+++ DATA SUPPLIED +++

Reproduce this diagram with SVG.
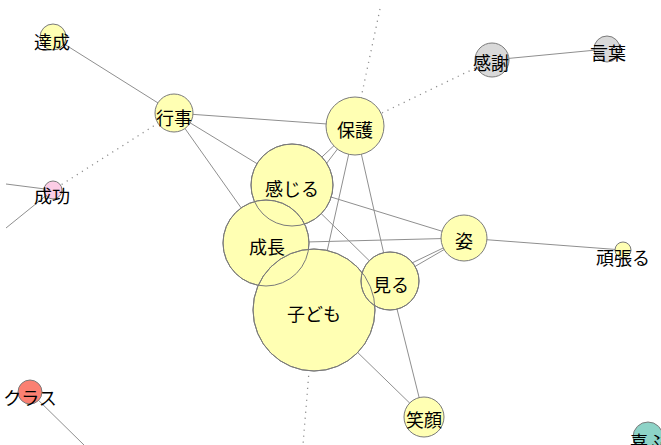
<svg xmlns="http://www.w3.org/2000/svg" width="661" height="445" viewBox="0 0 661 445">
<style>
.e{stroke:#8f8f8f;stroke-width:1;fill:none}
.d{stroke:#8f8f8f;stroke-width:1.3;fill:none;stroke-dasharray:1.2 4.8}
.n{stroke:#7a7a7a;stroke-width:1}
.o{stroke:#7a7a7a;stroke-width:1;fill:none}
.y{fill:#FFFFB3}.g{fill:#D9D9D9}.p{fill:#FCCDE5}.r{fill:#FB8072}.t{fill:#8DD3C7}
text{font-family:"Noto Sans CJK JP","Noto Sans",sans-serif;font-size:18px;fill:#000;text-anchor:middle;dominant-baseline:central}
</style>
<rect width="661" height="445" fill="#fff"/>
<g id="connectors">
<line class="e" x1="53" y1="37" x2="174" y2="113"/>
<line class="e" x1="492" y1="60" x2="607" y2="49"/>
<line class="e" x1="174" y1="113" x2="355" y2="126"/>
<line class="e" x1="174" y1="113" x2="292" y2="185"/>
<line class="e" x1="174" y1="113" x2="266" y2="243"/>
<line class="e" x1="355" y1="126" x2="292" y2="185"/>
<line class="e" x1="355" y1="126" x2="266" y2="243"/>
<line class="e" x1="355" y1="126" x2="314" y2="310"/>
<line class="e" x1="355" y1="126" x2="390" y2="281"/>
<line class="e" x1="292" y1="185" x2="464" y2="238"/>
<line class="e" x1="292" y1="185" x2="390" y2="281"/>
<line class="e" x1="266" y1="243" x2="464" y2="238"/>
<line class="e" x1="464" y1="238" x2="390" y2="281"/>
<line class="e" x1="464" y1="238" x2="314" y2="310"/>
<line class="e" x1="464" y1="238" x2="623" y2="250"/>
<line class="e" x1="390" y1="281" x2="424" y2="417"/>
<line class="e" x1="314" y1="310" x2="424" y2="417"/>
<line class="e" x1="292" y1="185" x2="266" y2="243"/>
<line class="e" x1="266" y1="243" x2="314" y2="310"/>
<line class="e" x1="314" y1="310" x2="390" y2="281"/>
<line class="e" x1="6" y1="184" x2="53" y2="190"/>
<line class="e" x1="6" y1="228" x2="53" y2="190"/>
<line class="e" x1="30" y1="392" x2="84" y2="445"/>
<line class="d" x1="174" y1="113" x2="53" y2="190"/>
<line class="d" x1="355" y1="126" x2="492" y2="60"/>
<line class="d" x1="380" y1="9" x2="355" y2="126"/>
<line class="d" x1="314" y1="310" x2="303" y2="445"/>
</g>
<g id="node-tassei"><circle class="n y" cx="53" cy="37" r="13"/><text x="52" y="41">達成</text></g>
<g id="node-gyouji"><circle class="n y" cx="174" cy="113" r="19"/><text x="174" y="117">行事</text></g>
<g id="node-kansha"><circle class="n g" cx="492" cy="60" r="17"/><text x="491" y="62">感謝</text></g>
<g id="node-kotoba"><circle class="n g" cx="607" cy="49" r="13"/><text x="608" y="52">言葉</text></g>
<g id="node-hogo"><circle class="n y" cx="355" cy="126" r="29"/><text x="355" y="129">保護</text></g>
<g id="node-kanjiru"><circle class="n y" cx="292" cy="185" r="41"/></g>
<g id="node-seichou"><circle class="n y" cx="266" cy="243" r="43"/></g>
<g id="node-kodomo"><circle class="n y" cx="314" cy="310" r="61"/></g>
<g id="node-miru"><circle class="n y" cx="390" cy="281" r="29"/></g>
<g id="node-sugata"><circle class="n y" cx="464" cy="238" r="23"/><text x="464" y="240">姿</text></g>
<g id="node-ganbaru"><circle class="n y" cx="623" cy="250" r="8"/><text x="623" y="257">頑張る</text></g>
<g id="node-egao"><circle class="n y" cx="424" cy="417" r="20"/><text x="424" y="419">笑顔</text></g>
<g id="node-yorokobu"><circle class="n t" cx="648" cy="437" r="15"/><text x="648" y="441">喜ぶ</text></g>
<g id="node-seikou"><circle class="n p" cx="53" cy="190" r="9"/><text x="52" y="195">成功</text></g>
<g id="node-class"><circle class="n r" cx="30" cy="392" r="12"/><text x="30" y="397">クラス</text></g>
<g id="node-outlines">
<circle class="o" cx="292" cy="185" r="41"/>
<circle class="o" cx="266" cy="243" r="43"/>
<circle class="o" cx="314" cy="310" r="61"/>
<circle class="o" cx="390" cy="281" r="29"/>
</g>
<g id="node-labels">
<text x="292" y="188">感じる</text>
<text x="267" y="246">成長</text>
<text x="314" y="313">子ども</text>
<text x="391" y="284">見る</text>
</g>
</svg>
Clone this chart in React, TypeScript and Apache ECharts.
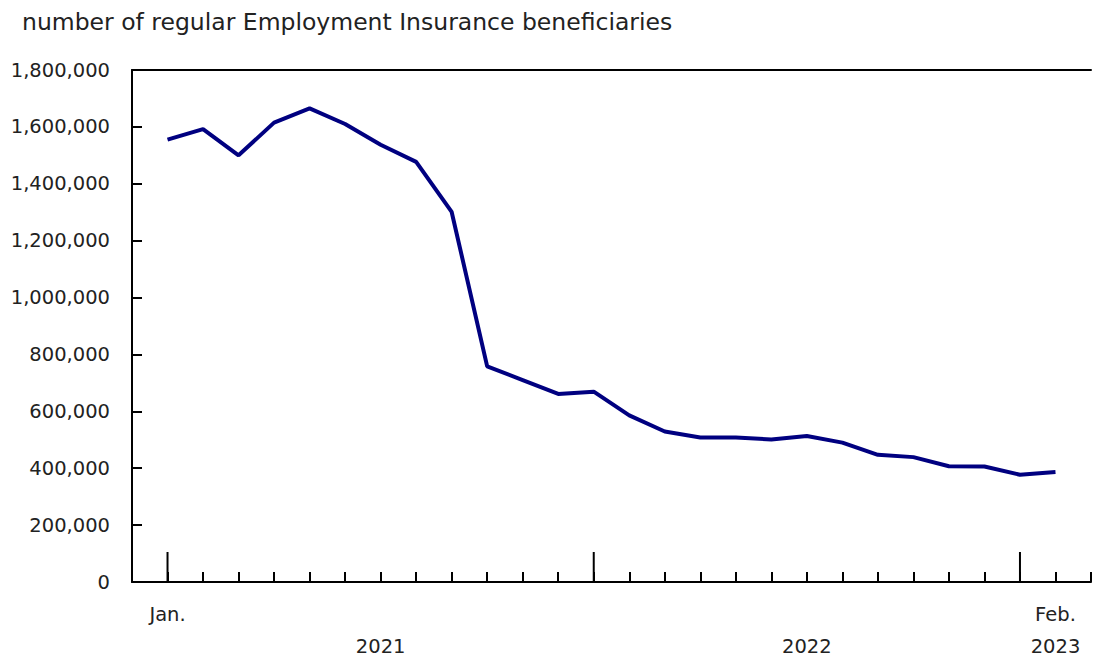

+++

> **BRIEF**: The data above needs to be retyped exactly, with the images left out.

> **FULL SOLUTION**:
Reproduce this diagram with SVG.
<svg xmlns="http://www.w3.org/2000/svg" width="661" height="445" viewBox="0 0 661 445">
<style>
.e{stroke:#8f8f8f;stroke-width:1;fill:none}
.d{stroke:#8f8f8f;stroke-width:1.3;fill:none;stroke-dasharray:1.2 4.8}
.n{stroke:#7a7a7a;stroke-width:1}
.o{stroke:#7a7a7a;stroke-width:1;fill:none}
.y{fill:#FFFFB3}.g{fill:#D9D9D9}.p{fill:#FCCDE5}.r{fill:#FB8072}.t{fill:#8DD3C7}
text{font-family:"Noto Sans CJK JP","Noto Sans",sans-serif;font-size:18px;fill:#000;text-anchor:middle;dominant-baseline:central}
</style>
<rect width="661" height="445" fill="#fff"/>
<g id="connectors">
<line class="e" x1="53" y1="37" x2="174" y2="113"/>
<line class="e" x1="492" y1="60" x2="607" y2="49"/>
<line class="e" x1="174" y1="113" x2="355" y2="126"/>
<line class="e" x1="174" y1="113" x2="292" y2="185"/>
<line class="e" x1="174" y1="113" x2="266" y2="243"/>
<line class="e" x1="355" y1="126" x2="292" y2="185"/>
<line class="e" x1="355" y1="126" x2="266" y2="243"/>
<line class="e" x1="355" y1="126" x2="314" y2="310"/>
<line class="e" x1="355" y1="126" x2="390" y2="281"/>
<line class="e" x1="292" y1="185" x2="464" y2="238"/>
<line class="e" x1="292" y1="185" x2="390" y2="281"/>
<line class="e" x1="266" y1="243" x2="464" y2="238"/>
<line class="e" x1="464" y1="238" x2="390" y2="281"/>
<line class="e" x1="464" y1="238" x2="314" y2="310"/>
<line class="e" x1="464" y1="238" x2="623" y2="250"/>
<line class="e" x1="390" y1="281" x2="424" y2="417"/>
<line class="e" x1="314" y1="310" x2="424" y2="417"/>
<line class="e" x1="292" y1="185" x2="266" y2="243"/>
<line class="e" x1="266" y1="243" x2="314" y2="310"/>
<line class="e" x1="314" y1="310" x2="390" y2="281"/>
<line class="e" x1="6" y1="184" x2="53" y2="190"/>
<line class="e" x1="6" y1="228" x2="53" y2="190"/>
<line class="e" x1="30" y1="392" x2="84" y2="445"/>
<line class="d" x1="174" y1="113" x2="53" y2="190"/>
<line class="d" x1="355" y1="126" x2="492" y2="60"/>
<line class="d" x1="380" y1="9" x2="355" y2="126"/>
<line class="d" x1="314" y1="310" x2="303" y2="445"/>
</g>
<g id="node-tassei"><circle class="n y" cx="53" cy="37" r="13"/><text x="52" y="41">達成</text></g>
<g id="node-gyouji"><circle class="n y" cx="174" cy="113" r="19"/><text x="174" y="117">行事</text></g>
<g id="node-kansha"><circle class="n g" cx="492" cy="60" r="17"/><text x="491" y="62">感謝</text></g>
<g id="node-kotoba"><circle class="n g" cx="607" cy="49" r="13"/><text x="608" y="52">言葉</text></g>
<g id="node-hogo"><circle class="n y" cx="355" cy="126" r="29"/><text x="355" y="129">保護</text></g>
<g id="node-kanjiru"><circle class="n y" cx="292" cy="185" r="41"/></g>
<g id="node-seichou"><circle class="n y" cx="266" cy="243" r="43"/></g>
<g id="node-kodomo"><circle class="n y" cx="314" cy="310" r="61"/></g>
<g id="node-miru"><circle class="n y" cx="390" cy="281" r="29"/></g>
<g id="node-sugata"><circle class="n y" cx="464" cy="238" r="23"/><text x="464" y="240">姿</text></g>
<g id="node-ganbaru"><circle class="n y" cx="623" cy="250" r="8"/><text x="623" y="257">頑張る</text></g>
<g id="node-egao"><circle class="n y" cx="424" cy="417" r="20"/><text x="424" y="419">笑顔</text></g>
<g id="node-yorokobu"><circle class="n t" cx="648" cy="437" r="15"/><text x="648" y="441">喜ぶ</text></g>
<g id="node-seikou"><circle class="n p" cx="53" cy="190" r="9"/><text x="52" y="195">成功</text></g>
<g id="node-class"><circle class="n r" cx="30" cy="392" r="12"/><text x="30" y="397">クラス</text></g>
<g id="node-outlines">
<circle class="o" cx="292" cy="185" r="41"/>
<circle class="o" cx="266" cy="243" r="43"/>
<circle class="o" cx="314" cy="310" r="61"/>
<circle class="o" cx="390" cy="281" r="29"/>
</g>
<g id="node-labels">
<text x="292" y="188">感じる</text>
<text x="267" y="246">成長</text>
<text x="314" y="313">子ども</text>
<text x="391" y="284">見る</text>
</g>
</svg>
Clone this chart in React, TypeScript and Apache ECharts.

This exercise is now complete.